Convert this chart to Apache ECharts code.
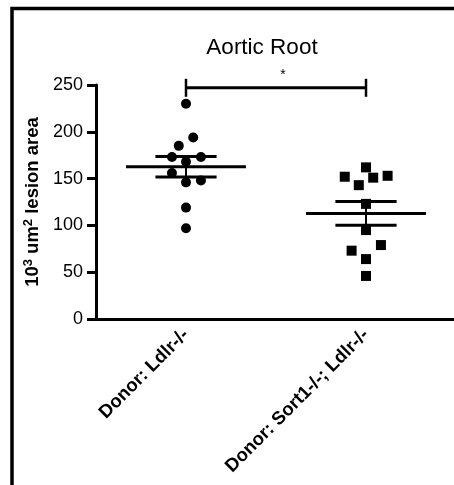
<!DOCTYPE html>
<html>
<head>
<meta charset="utf-8">
<script src="https://cdn.jsdelivr.net/npm/echarts@6/dist/echarts.min.js"></script>
<style>
html, body { margin: 0; padding: 0; background: #fff; overflow: hidden; }
#chart { width: 454px; height: 485px; }
</style>
</head>
<body>
<div id="chart"></div>
<script>
var groups = ["Donor: Ldlr-/-", "Donor: Sort1-/-; Ldlr-/-"];
var yTicks = [0, 50, 100, 150, 200, 250];
// lesion area per mouse
var ldlrValues = [230, 194, 185, 173, 168, 173, 156, 146, 148, 119, 97];
var sortValues = [162, 152, 151, 153, 143, 123, 95, 79, 73, 64, 46];
// horizontal scatter of the dots, in category widths
var ldlrJitter = [0, 0.04, -0.04, -0.078, 0, 0.083, -0.078, 0, 0.083, 0, 0];
var sortJitter = [0, -0.118, 0.04, 0.12, -0.04, 0, 0, 0.083, -0.08, 0, 0];
var bracketValue = 247;
var starText = "*";

function points(center, values, jitter) {
    var out = [];
    for (var i = 0; i < values.length; i++) out.push([center + jitter[i], values[i]]);
    return out;
}
function meanSem(center, values) {
    var n = values.length, sum = 0;
    values.forEach(function (v) { sum += v; });
    var mean = sum / n, ss = 0;
    values.forEach(function (v) { ss += (v - mean) * (v - mean); });
    var sd = Math.sqrt(ss / (n - 1));
    return [center, mean, sd / Math.sqrt(n)];
}

var font = "Liberation Sans";
var chart = echarts.init(document.getElementById("chart"));
chart.setOption({
    animation: false,
    title: {
        text: "Aortic Root",
        left: 257, top: 31, textAlign: "center",
        textStyle: { fontFamily: font, fontSize: 22.5, fontWeight: "normal", color: "#000" }
    },
    graphic: [{
        type: "polyline", shape: { points: [[12, 700], [12, 8.5], [700, 8.5]] },
        style: { fill: null, stroke: "#000", lineWidth: 3.5 }, silent: true
    }],
    grid: { left: 96, top: 85, width: 360, bottom: 166, containLabel: false, outerBoundsMode: "none" },
    xAxis: [{
        type: "category",
        data: groups,
        axisLine: { lineStyle: { color: "#000", width: 3 } },
        axisTick: { alignWithLabel: true, length: 9, lineStyle: { color: "#000", width: 3 } },
        axisLabel: {
            rotate: 45, margin: 13, interval: 0,
            fontFamily: font, fontWeight: "bold", fontSize: 18.5, color: "#000"
        }
    }, {
        type: "value", min: 0, max: 2, show: false
    }],
    yAxis: {
        type: "value", min: 0, max: 250, interval: 50,
        name: "{b|10}{s|3}{b| um}{s|2}{b| lesion area}",
        nameLocation: "middle", nameGap: 48, nameRotate: 90,
        nameTextStyle: {
            rich: {
                b: { fontFamily: font, fontWeight: "bold", fontSize: 18.5, color: "#000", lineHeight: 22 },
                s: { fontFamily: font, fontWeight: "bold", fontSize: 13, color: "#000", verticalAlign: "top", lineHeight: 22 }
            }
        },
        splitLine: { show: false },
        axisLine: { show: true, lineStyle: { color: "#000", width: 3 } },
        axisTick: { show: true, length: 9, lineStyle: { color: "#000", width: 3 } },
        axisLabel: {
            margin: 13, fontFamily: font, fontSize: 18, color: "#000",
            formatter: function (v) { return yTicks.indexOf(v) >= 0 ? String(v) : ""; }
        }
    },
    series: [{
        type: "scatter", xAxisIndex: 1, symbol: "circle", symbolSize: 10,
        itemStyle: { color: "#000", opacity: 1 },
        data: points(0.5, ldlrValues, ldlrJitter)
    }, {
        type: "scatter", xAxisIndex: 1, symbol: "rect", symbolSize: 10,
        itemStyle: { color: "#000", opacity: 1 },
        data: points(1.5, sortValues, sortJitter)
    }, {
        // mean with SEM whiskers
        type: "custom", xAxisIndex: 1, z: 5,
        data: [meanSem(0.5, ldlrValues), meanSem(1.5, sortValues)],
        renderItem: function (params, api) {
            var c = api.value(0), m = api.value(1), e = api.value(2);
            var a = api.coord([c - 0.333, m]), b = api.coord([c + 0.333, m]);
            var hi = api.coord([c, m + e]), lo = api.coord([c, m - e]);
            var h1 = api.coord([c - 0.17, m + e]), h2 = api.coord([c + 0.17, m + e]);
            var l1 = api.coord([c - 0.17, m - e]), l2 = api.coord([c + 0.17, m - e]);
            var st = { stroke: "#000", lineWidth: 3 };
            return { type: "group", children: [
                { type: "line", shape: { x1: a[0], y1: a[1], x2: b[0], y2: b[1] }, style: st },
                { type: "line", shape: { x1: h1[0], y1: h1[1], x2: h2[0], y2: h2[1] }, style: st },
                { type: "line", shape: { x1: l1[0], y1: l1[1], x2: l2[0], y2: l2[1] }, style: st },
                { type: "line", shape: { x1: hi[0], y1: hi[1], x2: lo[0], y2: lo[1] }, style: { stroke: "#000", lineWidth: 2 } }
            ] };
        }
    }, {
        // significance bracket
        type: "custom", xAxisIndex: 1, z: 5,
        data: [[0.5, 1.5, bracketValue]],
        renderItem: function (params, api) {
            var p = api.coord([api.value(0), api.value(2)]);
            var q = api.coord([api.value(1), api.value(2)]);
            return { type: "group", children: [
                { type: "line", shape: { x1: p[0], y1: p[1], x2: q[0], y2: q[1] }, style: { stroke: "#000", lineWidth: 3 } },
                { type: "line", shape: { x1: p[0], y1: p[1] - 9, x2: p[0], y2: p[1] + 9 }, style: { stroke: "#000", lineWidth: 2.5 } },
                { type: "line", shape: { x1: q[0], y1: q[1] - 9, x2: q[0], y2: q[1] + 9 }, style: { stroke: "#000", lineWidth: 2.5 } },
                { type: "text", x: (p[0] + q[0]) / 2 + 7, y: p[1] - 13,
                  style: { text: starText, fontFamily: font, fontSize: 14, fill: "#000", align: "center", verticalAlign: "middle" } }
            ] };
        }
    }]
});
</script>
</body>
</html>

§

[Aim] Reproduce each line exactly, please, except for any pictures.

[Answer to the task]
Convert this chart to Apache ECharts code.
<!DOCTYPE html>
<html>
<head>
<meta charset="utf-8">
<script src="https://cdn.jsdelivr.net/npm/echarts@6/dist/echarts.min.js"></script>
<style>
html, body { margin: 0; padding: 0; background: #fff; overflow: hidden; }
#chart { width: 454px; height: 485px; }
</style>
</head>
<body>
<div id="chart"></div>
<script>
var groups = ["Donor: Ldlr-/-", "Donor: Sort1-/-; Ldlr-/-"];
var yTicks = [0, 50, 100, 150, 200, 250];
// lesion area per mouse
var ldlrValues = [230, 194, 185, 173, 168, 173, 156, 146, 148, 119, 97];
var sortValues = [162, 152, 151, 153, 143, 123, 95, 79, 73, 64, 46];
// horizontal scatter of the dots, in category widths
var ldlrJitter = [0, 0.04, -0.04, -0.078, 0, 0.083, -0.078, 0, 0.083, 0, 0];
var sortJitter = [0, -0.118, 0.04, 0.12, -0.04, 0, 0, 0.083, -0.08, 0, 0];
var bracketValue = 247;
var starText = "*";

function points(center, values, jitter) {
    var out = [];
    for (var i = 0; i < values.length; i++) out.push([center + jitter[i], values[i]]);
    return out;
}
function meanSem(center, values) {
    var n = values.length, sum = 0;
    values.forEach(function (v) { sum += v; });
    var mean = sum / n, ss = 0;
    values.forEach(function (v) { ss += (v - mean) * (v - mean); });
    var sd = Math.sqrt(ss / (n - 1));
    return [center, mean, sd / Math.sqrt(n)];
}

var font = "Liberation Sans";
var chart = echarts.init(document.getElementById("chart"));
chart.setOption({
    animation: false,
    title: {
        text: "Aortic Root",
        left: 257, top: 31, textAlign: "center",
        textStyle: { fontFamily: font, fontSize: 22.5, fontWeight: "normal", color: "#000" }
    },
    graphic: [{
        type: "polyline", shape: { points: [[12, 700], [12, 8.5], [700, 8.5]] },
        style: { fill: null, stroke: "#000", lineWidth: 3.5 }, silent: true
    }],
    grid: { left: 96, top: 85, width: 360, bottom: 166, containLabel: false, outerBoundsMode: "none" },
    xAxis: [{
        type: "category",
        data: groups,
        axisLine: { lineStyle: { color: "#000", width: 3 } },
        axisTick: { alignWithLabel: true, length: 9, lineStyle: { color: "#000", width: 3 } },
        axisLabel: {
            rotate: 45, margin: 13, interval: 0,
            fontFamily: font, fontWeight: "bold", fontSize: 18.5, color: "#000"
        }
    }, {
        type: "value", min: 0, max: 2, show: false
    }],
    yAxis: {
        type: "value", min: 0, max: 250, interval: 50,
        name: "{b|10}{s|3}{b| um}{s|2}{b| lesion area}",
        nameLocation: "middle", nameGap: 48, nameRotate: 90,
        nameTextStyle: {
            rich: {
                b: { fontFamily: font, fontWeight: "bold", fontSize: 18.5, color: "#000", lineHeight: 22 },
                s: { fontFamily: font, fontWeight: "bold", fontSize: 13, color: "#000", verticalAlign: "top", lineHeight: 22 }
            }
        },
        splitLine: { show: false },
        axisLine: { show: true, lineStyle: { color: "#000", width: 3 } },
        axisTick: { show: true, length: 9, lineStyle: { color: "#000", width: 3 } },
        axisLabel: {
            margin: 13, fontFamily: font, fontSize: 18, color: "#000",
            formatter: function (v) { return yTicks.indexOf(v) >= 0 ? String(v) : ""; }
        }
    },
    series: [{
        type: "scatter", xAxisIndex: 1, symbol: "circle", symbolSize: 10,
        itemStyle: { color: "#000", opacity: 1 },
        data: points(0.5, ldlrValues, ldlrJitter)
    }, {
        type: "scatter", xAxisIndex: 1, symbol: "rect", symbolSize: 10,
        itemStyle: { color: "#000", opacity: 1 },
        data: points(1.5, sortValues, sortJitter)
    }, {
        // mean with SEM whiskers
        type: "custom", xAxisIndex: 1, z: 5,
        data: [meanSem(0.5, ldlrValues), meanSem(1.5, sortValues)],
        renderItem: function (params, api) {
            var c = api.value(0), m = api.value(1), e = api.value(2);
            var a = api.coord([c - 0.333, m]), b = api.coord([c + 0.333, m]);
            var hi = api.coord([c, m + e]), lo = api.coord([c, m - e]);
            var h1 = api.coord([c - 0.17, m + e]), h2 = api.coord([c + 0.17, m + e]);
            var l1 = api.coord([c - 0.17, m - e]), l2 = api.coord([c + 0.17, m - e]);
            var st = { stroke: "#000", lineWidth: 3 };
            return { type: "group", children: [
                { type: "line", shape: { x1: a[0], y1: a[1], x2: b[0], y2: b[1] }, style: st },
                { type: "line", shape: { x1: h1[0], y1: h1[1], x2: h2[0], y2: h2[1] }, style: st },
                { type: "line", shape: { x1: l1[0], y1: l1[1], x2: l2[0], y2: l2[1] }, style: st },
                { type: "line", shape: { x1: hi[0], y1: hi[1], x2: lo[0], y2: lo[1] }, style: { stroke: "#000", lineWidth: 2 } }
            ] };
        }
    }, {
        // significance bracket
        type: "custom", xAxisIndex: 1, z: 5,
        data: [[0.5, 1.5, bracketValue]],
        renderItem: function (params, api) {
            var p = api.coord([api.value(0), api.value(2)]);
            var q = api.coord([api.value(1), api.value(2)]);
            return { type: "group", children: [
                { type: "line", shape: { x1: p[0], y1: p[1], x2: q[0], y2: q[1] }, style: { stroke: "#000", lineWidth: 3 } },
                { type: "line", shape: { x1: p[0], y1: p[1] - 9, x2: p[0], y2: p[1] + 9 }, style: { stroke: "#000", lineWidth: 2.5 } },
                { type: "line", shape: { x1: q[0], y1: q[1] - 9, x2: q[0], y2: q[1] + 9 }, style: { stroke: "#000", lineWidth: 2.5 } },
                { type: "text", x: (p[0] + q[0]) / 2 + 7, y: p[1] - 13,
                  style: { text: starText, fontFamily: font, fontSize: 14, fill: "#000", align: "center", verticalAlign: "middle" } }
            ] };
        }
    }]
});
</script>
</body>
</html>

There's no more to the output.